In the past few months, I've been finding lots of little smooth lumps of dirt on the lawn and especially on the bottom edges of the raised beds. In an effort to keep things tidy, I would constantly pick them up and throw them at the base of plants but the stuff keeps coming back. In some places it heaps right up within a week.
I was pretty sure they were the excavation debris of earthworms, I thought they took a wrong turn tunnelling up through the gravel. But it wasn't until I started reading Teaming with Microbes (good book, Elaine) that I realised what these really are.
In other words, black gold to a gardener. From now on, I'll be collecting them. :)
Thought I'd share this bit of info with others who are as ignorant as I was about what worm castings look like. I always thought worms left their term deposits below the ground, but it makes sense, like all good animals (chooks excepted), they don't poo in their bedrooms.
So interesting! I knew they were from worms but didn't realise it was their castings.
Same here, I thought it was just their tunnelling debris. Actually I was hoping I could ask you about peppercorns. I came across a post of yours from a couple of years ago where you asking about growing peppercorn vines from the white peppercorns. Did you manage to grow any? I've been looking for the peppercorn plant and they're not easy to find. Thanks!

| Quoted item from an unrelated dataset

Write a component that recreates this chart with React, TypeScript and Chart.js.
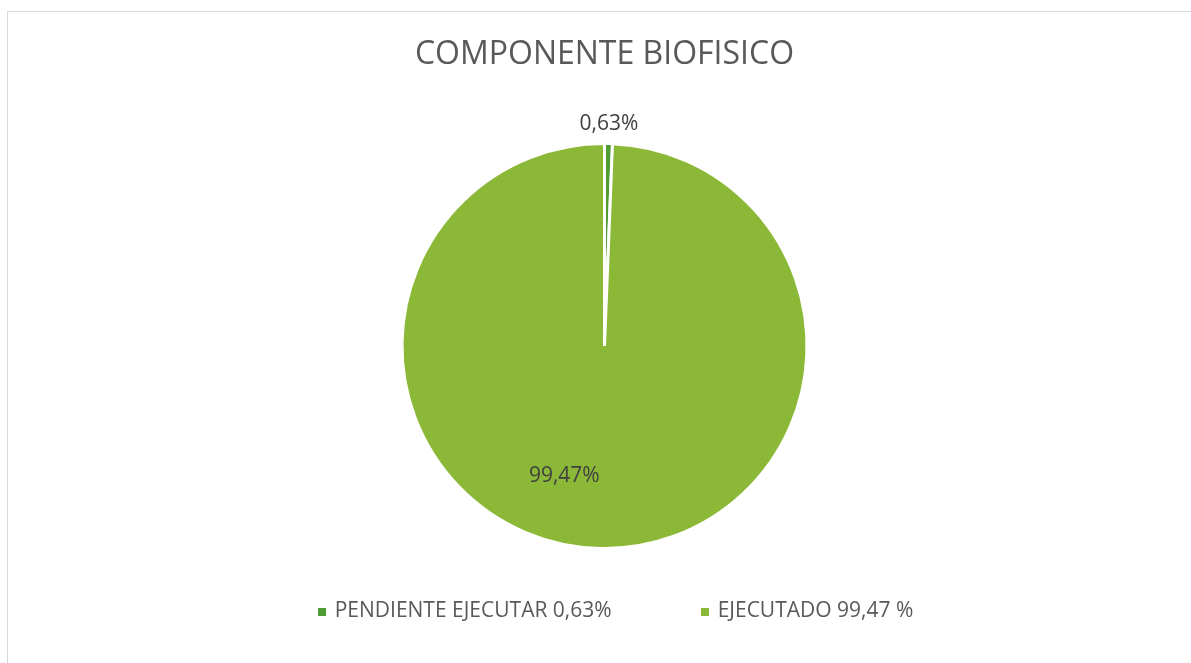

Joseph you could find the giant pepper vine at an Australian native plant nursery. It's not the commercial pepper, that comes from southern India mostly, but it's a true pepper and its seeds are quite tasty I hear. It's a sub-tropical rainforest plant, there's some growing beside the track on Mount Glorious. They don't call it 'giant' for nothing though. The trunk is around 25cm in diameter and it climbs as high as you can get in a rainforest tree. However, I reckon if you had a warm spot and a strong trellis you could get one to grow and fruit here. There's a Pepperberry from Tasmania which is really pungent but only grows in the cool.
Thanks Elaine, I'll have a look at the giant pepper vine, although size-wise it's not ideal.